With a pair of close, tough, gut-check type series against the Vegas Golden Knights and St. Louis Blues behind them and the playoffs looming, the Minnesota Wild welcome the Anaheim Ducks to the Xcel Energy Center for the last home series of the 2021 season. Minnesota has done well against the West division’s last-place squad, owning a 5-1-0 record against the Ducks this season and bring a five-game winning streak against Anaheim into Thursday night’s matchup.
Unlike recent series against the Golden Knights and Blues, both serving as a litmus test for their playoff success as well as an opportunity to potentially move up in playoff positioning, the Ducks are not likely to provide the level of competition the Wild have seen recently as Anaheim is entering their last series of the season with nothing more than pride on the line.
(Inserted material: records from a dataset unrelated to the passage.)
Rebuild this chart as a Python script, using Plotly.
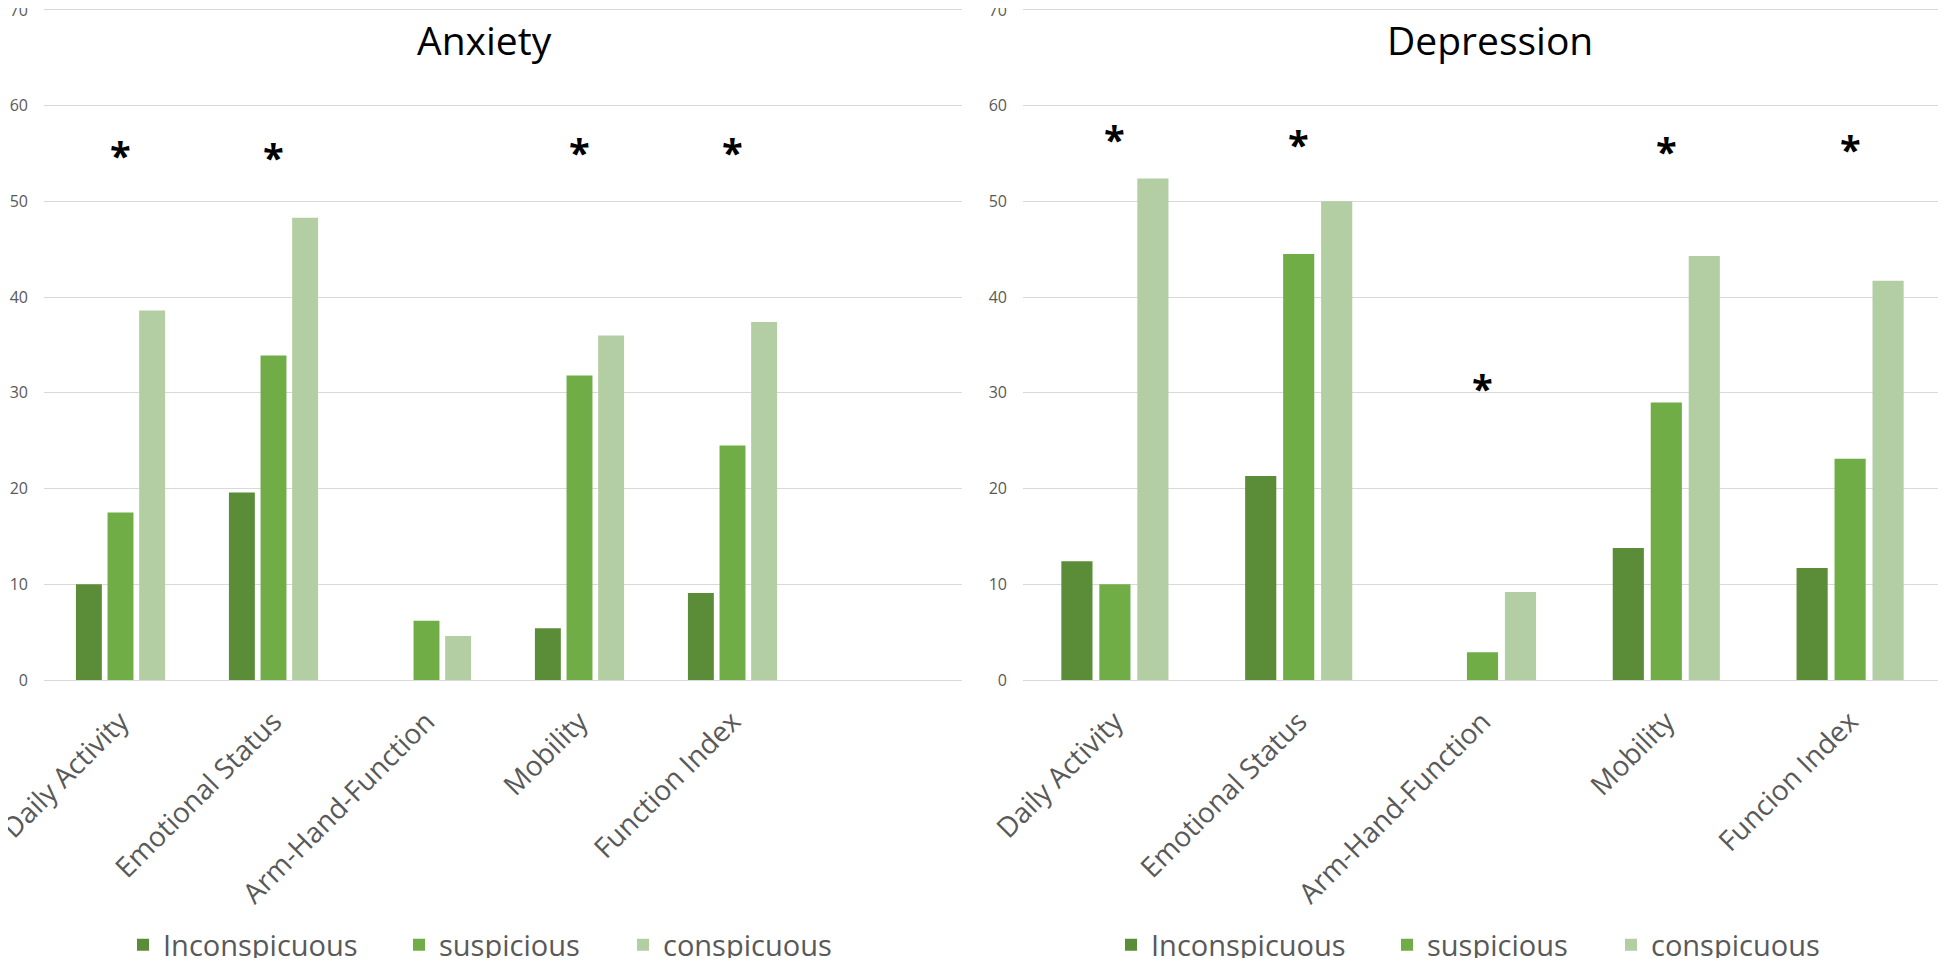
import plotly.graph_objects as go

# ---------------- data ----------------
groups = ["Inconspicuous", "suspicious", "conspicuous"]
colors = ["#5B8C37", "#70AD47", "#B3CEA3"]
legend_widths = [231, 179, 178]

anx_categories = ["Daily Activity", "Emotional Status", "Arm-Hand-Function", "Mobility", "Function Index"]
anx_inconspicuous = [10.0, 19.6, None, 5.4, 9.1]
anx_suspicious = [17.5, 33.9, 6.2, 31.8, 24.5]
anx_conspicuous = [38.6, 48.3, 4.6, 36.0, 37.4]
anx_star_categories = ["Daily Activity", "Emotional Status", "Mobility", "Function Index"]
anx_star_y = [55.5, 55.3, 55.8, 55.8]

dep_categories = ["Daily Activity", "Emotional Status", "Arm-Hand-Function", "Mobility", "Funcion Index"]
dep_inconspicuous = [12.4, 21.3, None, 13.8, 11.7]
dep_suspicious = [10.0, 44.5, 2.9, 29.0, 23.1]
dep_conspicuous = [52.4, 50.0, 9.2, 44.3, 41.7]
dep_star_categories = ["Daily Activity", "Emotional Status", "Arm-Hand-Function", "Mobility", "Funcion Index"]
dep_star_y = [57.1, 56.6, 31.1, 55.9, 56.1]

y_ticks = [0, 10, 20, 30, 40, 50, 60, 70]

# page is 1946x966; the html body has an 8px margin around the figure
PAGE_OFF = 8
W, H = 1930, 950
FONT = "Open Sans"
GRAY = "#595959"
GRID = "#D9D9D9"

def px_x(p):
    return (p - PAGE_OFF) / W

def px_y(p):
    return 1 - (p - PAGE_OFF) / H

fig = go.Figure()

anx_series = [anx_inconspicuous, anx_suspicious, anx_conspicuous]
dep_series = [dep_inconspicuous, dep_suspicious, dep_conspicuous]

for name, vals, col, lw in zip(groups, anx_series, colors, legend_widths):
    fig.add_trace(go.Bar(x=anx_categories, y=vals, name=name, marker_color=col,
                         marker_line_width=0, xaxis="x", yaxis="y", legend="legend",
                         legendwidth=lw))
for name, vals, col, lw in zip(groups, dep_series, colors, legend_widths):
    fig.add_trace(go.Bar(x=dep_categories, y=vals, name=name, marker_color=col,
                         marker_line_width=0, xaxis="x2", yaxis="y2", legend="legend2",
                         legendwidth=lw))

axis_common = dict(
    showgrid=False, showline=False, zeroline=False,
    ticks="outside", ticklen=13, tickcolor="rgba(0,0,0,0)", automargin=False,
    tickfont=dict(family=FONT, size=28, color=GRAY), tickangle=-45,
    type="category", ticklabeloverflow="allow",
)
yaxis_common = dict(
    range=[0, 70.2], tickvals=y_ticks, showgrid=True, gridcolor=GRID, gridwidth=1,
    zeroline=True, zerolinecolor=GRID, zerolinewidth=1, showline=False, ticks="",
    automargin=False, ticklabeloverflow="allow",
    tickfont=dict(family=FONT, size=16, color=GRAY), ticklabelstandoff=15,
)

right_end_ref = 1938  # reference pixel where right panel is cut by the page
right_range_end = 4.5 - (1942 - right_end_ref) / ((1942 - 1023) / 5)

fig.update_layout(
    width=W, height=H,
    margin=dict(l=0, r=0, t=0, b=0, autoexpand=False),
    paper_bgcolor="white", plot_bgcolor="white",
    barmode="group", bargap=0.38, bargroupgap=0.18,
    font=dict(family=FONT, color=GRAY),
    xaxis=dict(domain=[px_x(44), px_x(962)], range=[-0.5, 5.5], anchor="y", **axis_common),
    yaxis=dict(domain=[px_y(680), 1], anchor="x", **yaxis_common),
    xaxis2=dict(domain=[px_x(1023), px_x(right_end_ref)], range=[-0.5, right_range_end],
                anchor="y2", **axis_common),
    yaxis2=dict(domain=[px_y(680), 1], anchor="x2", **yaxis_common),
    legend=dict(orientation="h", x=px_x(123), y=px_y(945), xanchor="left", yanchor="middle",
                font=dict(family=FONT, size=29, color=GRAY), bgcolor="rgba(0,0,0,0)"),
    legend2=dict(orientation="h", x=px_x(1111), y=px_y(945), xanchor="left", yanchor="middle",
                 font=dict(family=FONT, size=29, color=GRAY), bgcolor="rgba(0,0,0,0)"),
    showlegend=True,
)

annotations = []
annotations.append(dict(text="Anxiety", x=px_x(484), y=px_y(40), xref="paper", yref="paper",
                        showarrow=False, xanchor="center", yanchor="middle",
                        font=dict(family=FONT, size=39, color="black")))
annotations.append(dict(text="Depression", x=px_x(1490), y=px_y(40), xref="paper", yref="paper",
                        showarrow=False, xanchor="center", yanchor="middle",
                        font=dict(family=FONT, size=39, color="black")))
for c, yv in zip(anx_star_categories, anx_star_y):
    annotations.append(dict(text="<b>*</b>", x=c, y=yv, xref="x", yref="y", showarrow=False,
                            xanchor="center", yanchor="middle", yshift=-6,
                            font=dict(family=FONT, size=38, color="black")))
for c, yv in zip(dep_star_categories, dep_star_y):
    annotations.append(dict(text="<b>*</b>", x=c, y=yv, xref="x2", yref="y2", showarrow=False,
                            xanchor="center", yanchor="middle", yshift=-6,
                            font=dict(family=FONT, size=38, color="black")))
fig.update_layout(annotations=annotations)

fig.write_html("out.html")
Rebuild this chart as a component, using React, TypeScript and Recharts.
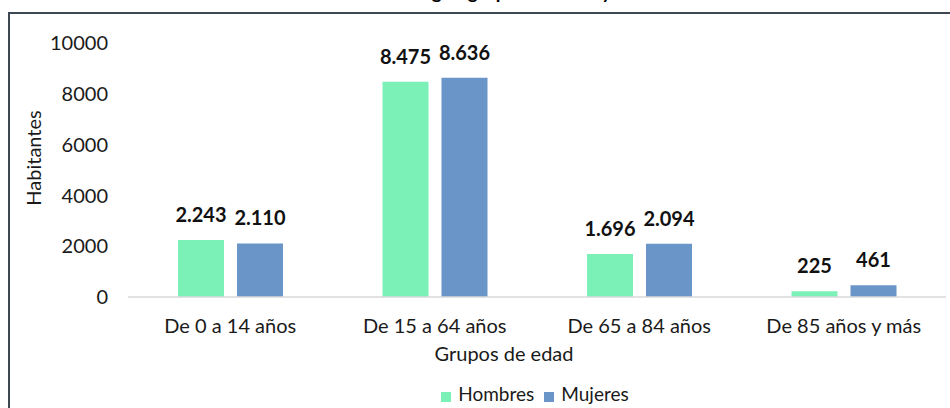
import React from 'react';
import { Bar, BarChart, LabelList, Legend, XAxis, YAxis } from 'recharts';

const categories = ['De 0 a 14 años', 'De 15 a 64 años', 'De 65 a 84 años', 'De 85 años y más'];
const hombres = [2243, 8475, 1696, 225];
const mujeres = [2110, 8636, 2094, 461];
const yTicks = [0, 2000, 4000, 6000, 8000, 10000];

const data = categories.map((grupo, i) => ({ grupo, Hombres: hombres[i], Mujeres: mujeres[i] }));

const FONT = 'Lato, "DejaVu Sans", sans-serif';
const formatMiles = (v: number | string) => String(v).replace(/\B(?=(\d{3})+(?!\d))/g, '.');

export default function App() {
    return <div style={{ position: 'absolute', left: 0, top: 0, width: 950, height: 408, overflow: 'hidden', background: '#fff', fontFamily: FONT }}>
        <div style={{ position: 'absolute', left: 8, top: 12, width: 1000, height: 500, borderTop: '2px solid #3e4852', borderLeft: '2px solid #3e4852' }} />
        <div style={{ position: 'absolute', left: 0, top: -20, width: 980, textAlign: 'center', fontSize: 19, fontWeight: 'bold', color: '#000' }}>
            Población según grupos de edad y sexo
        </div>
        <BarChart width={950} height={408} data={data} barSize={46} barGap={13}
            margin={{ top: 43, right: 4, left: 28, bottom: 41 }}
            style={{ position: 'absolute', left: 0, top: 0 }}>
            <XAxis dataKey="grupo" height={70} interval={0} tickSize={0} tickMargin={22} axisLine={{ stroke: '#d9d9d9', strokeWidth: 1.5 }}
                tick={{ fill: '#1a1a1a', fontSize: 20, fontFamily: FONT }}
                label={{ value: 'Grupos de edad', position: 'insideBottom', offset: 6, dx: -33, fill: '#1a1a1a', fontSize: 20, fontFamily: FONT }} />
            <YAxis width={100} domain={[0, 10000]} ticks={yTicks} axisLine={false} tickLine={false} tickSize={0} tickMargin={20}
                tick={{ fill: '#1a1a1a', fontSize: 20, fontFamily: FONT }}
                label={{ value: 'Habitantes', angle: -90, position: 'insideLeft', offset: 6, dy: -12, fill: '#1a1a1a', fontSize: 20, fontFamily: FONT, style: { textAnchor: 'middle' } }} />
            <Legend verticalAlign="middle" align="center" iconType="square" iconSize={10}
                wrapperStyle={{ left: 440, top: 382, width: 200 }}
                formatter={(value: string) => <span style={{ color: '#1a1a1a', fontSize: 19, fontFamily: FONT, marginLeft: 3 }}>{value}</span>} />
            <Bar dataKey="Hombres" fill="#7bf1b8" isAnimationActive={false}>
                <LabelList dataKey="Hombres" position="top" offset={18} formatter={formatMiles}
                    style={{ fill: '#111', fontSize: 20, fontWeight: 'bold', fontFamily: FONT }} />
            </Bar>
            <Bar dataKey="Mujeres" fill="#6a95c9" isAnimationActive={false}>
                <LabelList dataKey="Mujeres" position="top" offset={18} formatter={formatMiles}
                    style={{ fill: '#111', fontSize: 20, fontWeight: 'bold', fontFamily: FONT }} />
            </Bar>
        </BarChart>
    </div>
}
Minnesota could potentially catch the Colorado Avalanche for second place in the West division standings, as they currently sit just a single point behind the Avs, though Colorado has an extra game in hand. The Avalanche have four of their last five games against the non-playoff Los Angeles Kings with a lone stop in Las Vegas in the middle, so points will be at a premium for the Wild if they hope to have a chance to catch their long-time Central division rivals.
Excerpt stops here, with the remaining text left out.